Many players oversee the blood supply: The U.S. Food and Drug Administration (FDA) regulates the overall system across collection, processing and testing, and The Centers for Disease Control and Prevention (CCD) and the U.S. Biovigilance Network partner to monitor the system as well. Devices and software must also comply with FDA rules, requiring blood collection centers to validate devices in use. 

Donor Dependence

Since blood can’t be manufactured, currently one source is available for supply: donors. This is tricky for several reasons. First, donations are just that – free will, and free of payment, which makes them less reliable. On top of that, blood collection is often overseen by nonprofits. A sudden crisis or disaster, particularly a large scale one, could have the industry scrambling to quickly move blood through the supply chain, and overcoming hurdles like budget or supply deficits can impact overall ability to respond. This is most critical when budgets are tight and supply is low. Donations also need to be regular because blood has a shelf life, but the pool of donors is dwindling, according to the Rand study.

Costly Transit

Blood requires temperature control, with many suppliers shipping platelets with gel packs in controlled temperatures. Insulation and ice or gel packs add to the weight, which increases the cost. Costs also rise in the form of waste, as any delay can render the blood unusable.

Supplier Partnerships

As medical advances have driven demand for blood down, many testing labs and processing facilities have merged or established partnerships that strive to manage the increasing costs of blood banking while also securing safety, availability and affordability.

Hospital Consolidation

A separate phenomenon from partnerships among blood suppliers, many hospitals are also consolidating, making hospital buyers at these mammoth organizations more powerful in negotiations than blood centers. In turn, this lowers prices and cuts profits for blood centers – which are likely already low to begin with.

New Pathogens

New pathogens, like Zika virus, require additional steps in production and testing, also raising costs for suppliers. Usually, these costs aren’t passed on to buyers, according to the Rand study.

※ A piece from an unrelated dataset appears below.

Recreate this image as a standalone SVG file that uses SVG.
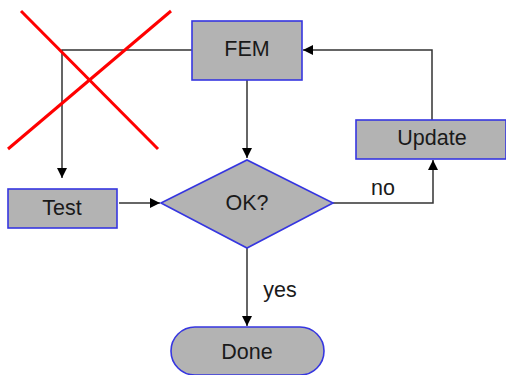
<svg xmlns="http://www.w3.org/2000/svg" width="506" height="375" viewBox="0 0 506 375">
<style>
.box{fill:#b3b3b3;stroke:#3636e0;stroke-width:1.6}
.lbl{font-family:"Liberation Sans",Arial,sans-serif;font-size:21.5px;fill:#1a1a1a;text-anchor:middle;dominant-baseline:central}
.edge{fill:none;stroke:#333333;stroke-width:1.5}
.cross{stroke:#ff0000;stroke-width:3;fill:none}
</style>
<defs>
<marker id="arr" viewBox="0 0 10 10" refX="10" refY="5" markerWidth="10" markerHeight="10" markerUnits="userSpaceOnUse" orient="auto">
<path d="M0,0 L10,5 L0,10 Z" fill="#000"/>
</marker>
</defs>
<rect width="506" height="375" fill="#ffffff"/>
<g id="connectors">
<polyline class="edge" points="192,50 62,50 62,178" marker-end="url(#arr)"/>
<line class="edge" x1="247" y1="80" x2="247" y2="158" marker-end="url(#arr)"/>
<line class="edge" x1="119" y1="203" x2="160" y2="203" marker-end="url(#arr)"/>
<polyline class="edge" points="333,203 433,203 433,160" marker-end="url(#arr)"/>
<polyline class="edge" points="432,120 432,50 303,50" marker-end="url(#arr)"/>
<line class="edge" x1="247" y1="248" x2="247" y2="326" marker-end="url(#arr)"/>
<text class="lbl" x="383" y="188">no</text>
<text class="lbl" x="280" y="290">yes</text>
</g>
<g id="FEM">
<rect class="box" x="192" y="21" width="110" height="59"/>
<text class="lbl" x="247" y="49">FEM</text>
</g>
<g id="Test">
<rect class="box" x="8" y="189" width="109" height="39"/>
<text class="lbl" x="62" y="208">Test</text>
</g>
<g id="OK">
<polygon class="box" points="161,203 247,160 333,203 247,248"/>
<text class="lbl" x="247" y="203">OK?</text>
</g>
<g id="Update">
<rect class="box" x="356" y="120" width="150" height="39"/>
<text class="lbl" x="432" y="138">Update</text>
</g>
<g id="Done">
<rect class="box" x="171" y="327" width="153" height="48" rx="24" ry="24"/>
<text class="lbl" x="247" y="352">Done</text>
</g>
<g id="cross">
<line class="cross" x1="21" y1="11" x2="158" y2="149"/>
<line class="cross" x1="171" y1="11" x2="8" y2="149"/>
</g>
</svg>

The U.S. blood supply chain is rife with uncertainty, as natural disasters, manmade disasters and other unforeseen events affect the demand for blood. Blood banks have to compromise between rising operations costs that spur from regulation and additional testing requirements, and lowering profits from increased competition and minimized negotiation power. Despite these complications, they still cannot compromise on safety or preparedness.  Even in the face of volatility and challenge, maintaining a sustainable blood supply chain is imperative for everyone.